If it isn't homesickness, it's the opposite sex playing the leading role in Miller's hell. "I'm sick to death of love, and I'm sick to death of trying," he confesses to a lover in the desperate, tear-stained ballad "Salome." Still more of Miller's tales are little more than nightmares inhabited by femme fatales with a taste for geek blood. On Too Far to Care's first single, "Timebomb," the music's rousing, freight-train momentum is undercut by a lament in which the singer is reduced to blubbering to his mother: "I've got timebomb in my mind mom / I've got it badly for a stick-legged girl / She's gonna kill me / And I don't mean softly."

Not surprisingly, Miller was a bit of a loner growing up. As early as high school, he had struck out on his own as a folkie singer/songwriter.

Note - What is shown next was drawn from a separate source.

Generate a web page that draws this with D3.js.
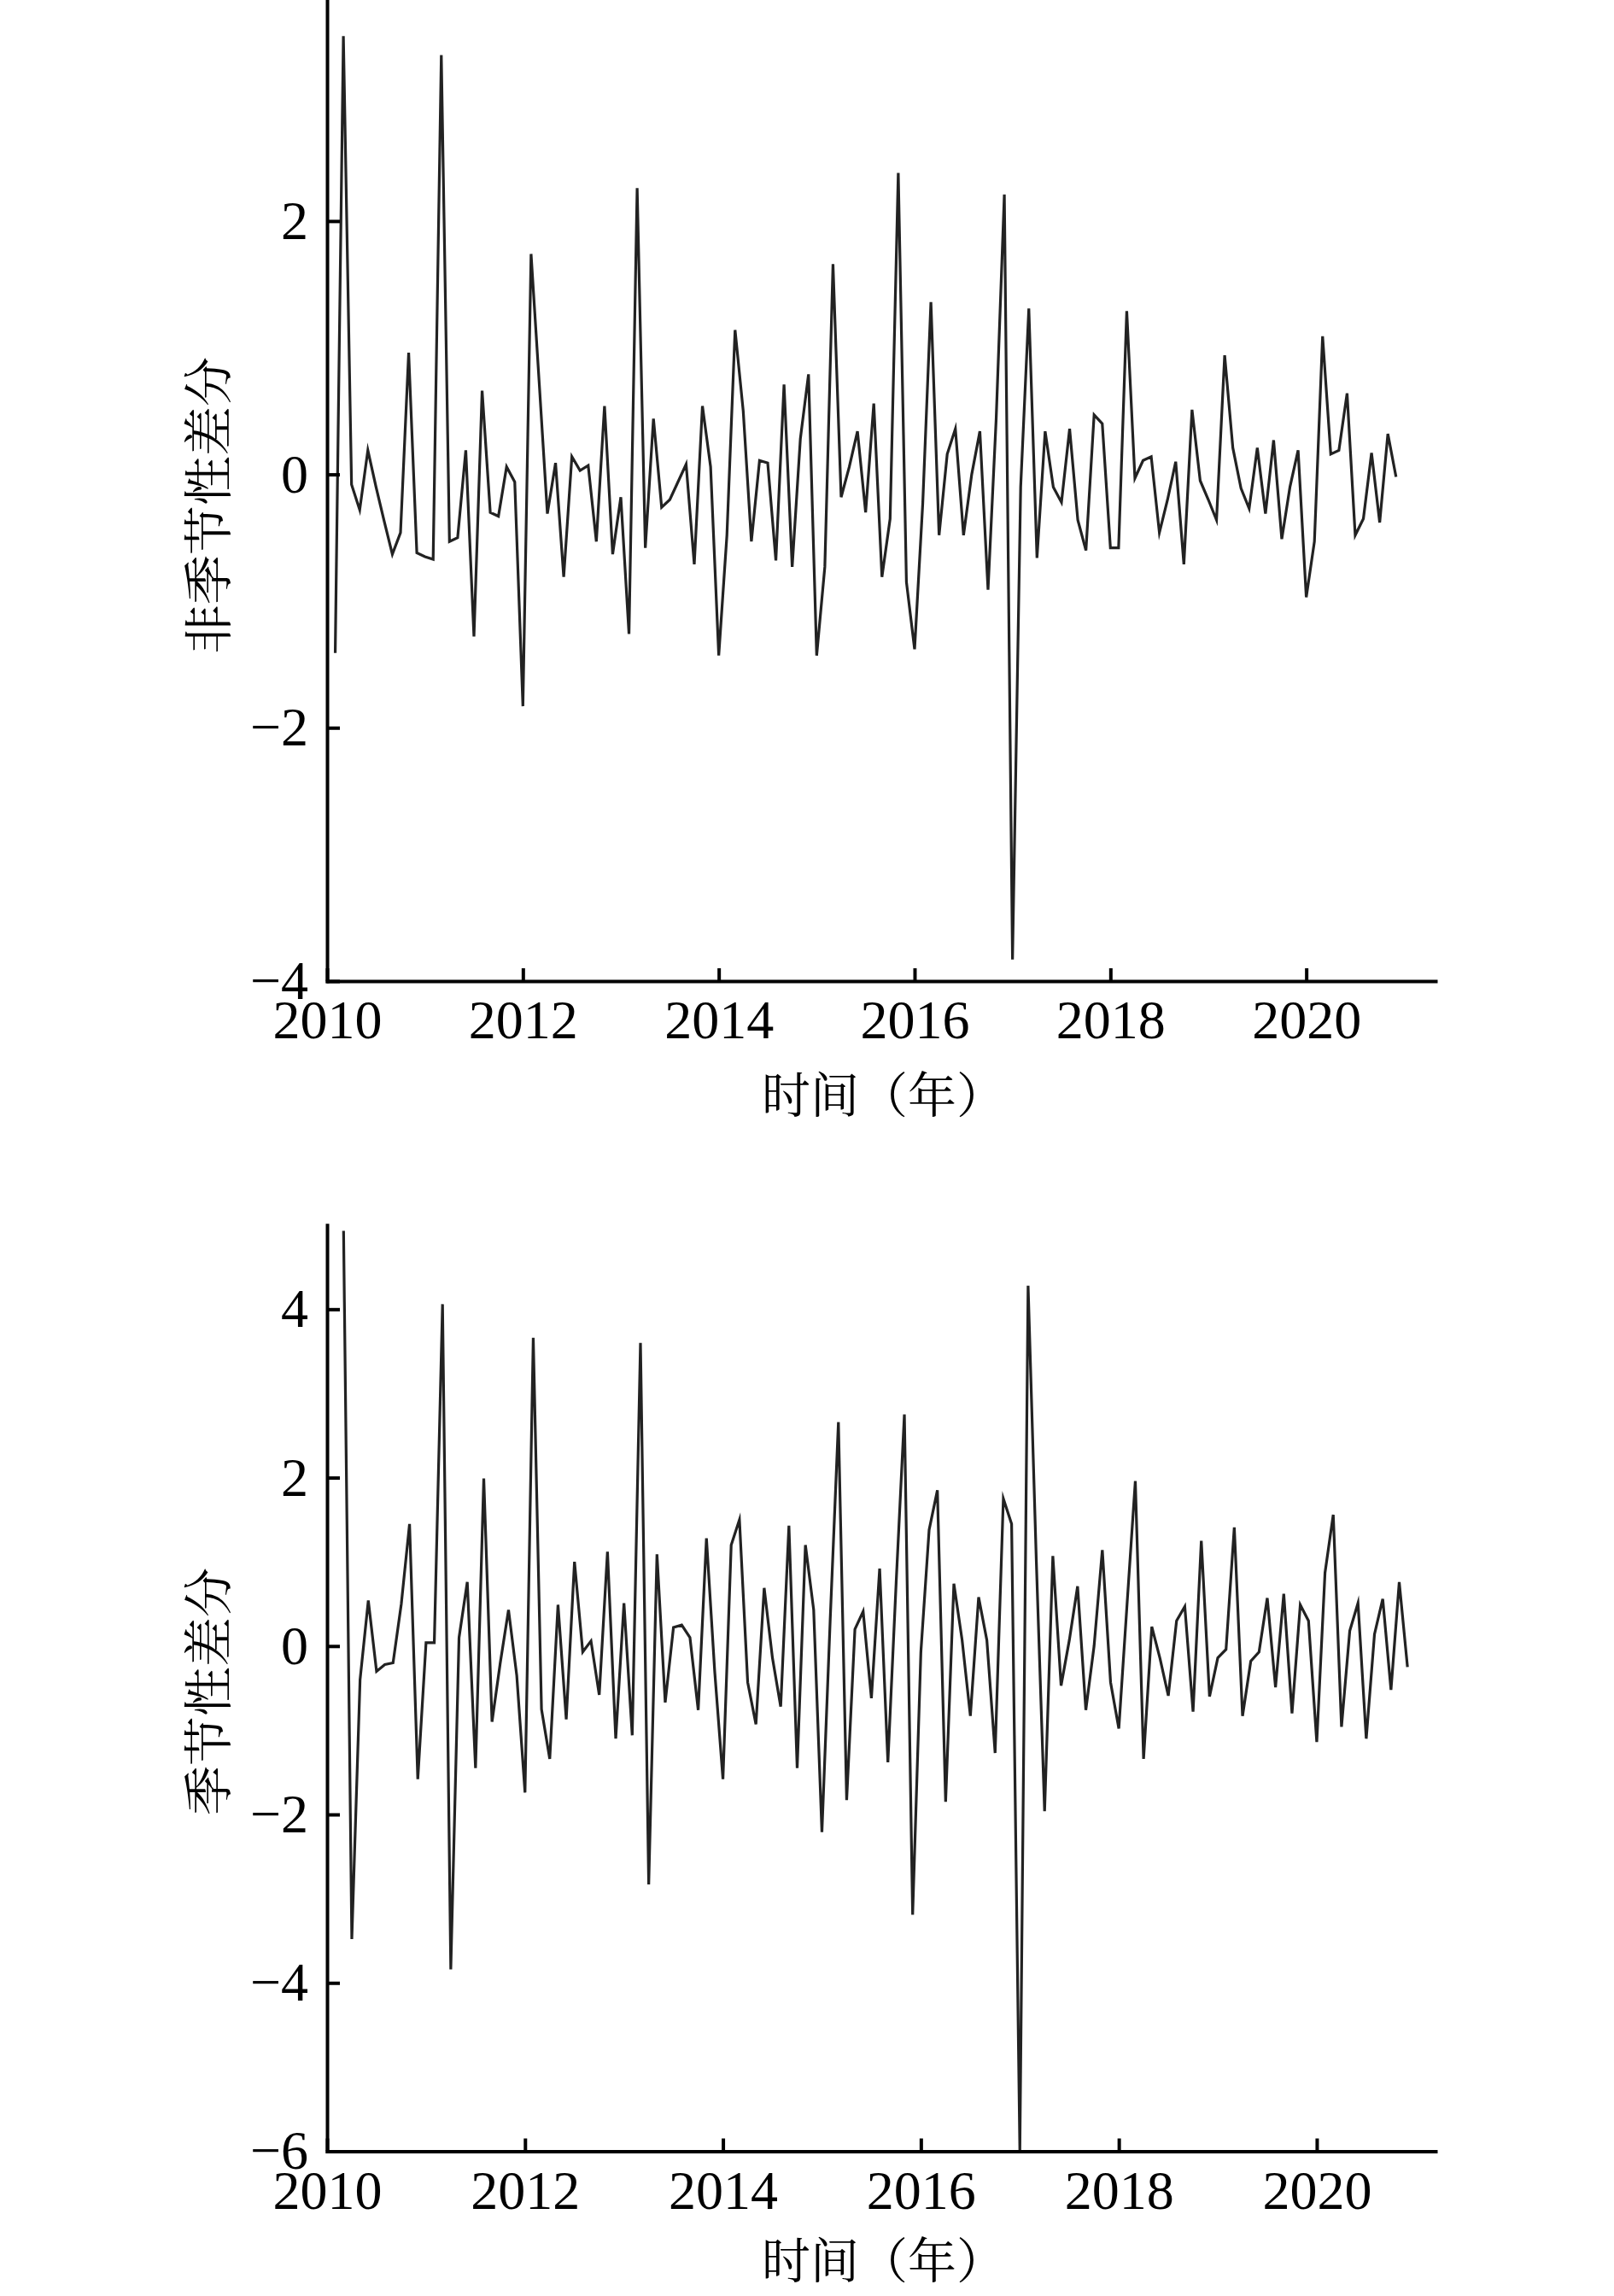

One of his most prominent gigs as a solo acoustic performer was an unlikely late-'80s opening slot for the Stiv Bator-led Lords of the New Church at Dallas's Club Clearview.

A year later, Miller had found a kindred spirit -- and a caretaker, of sorts -- in the older, more experienced Hammond. "I had started gigging when I was 15, and Murry produced a record I did in high school," says Miller. "He gave me my first gig; he let me hang out at his house when I was going through the 'I hate my folks' phase. We've been friends for a decade now."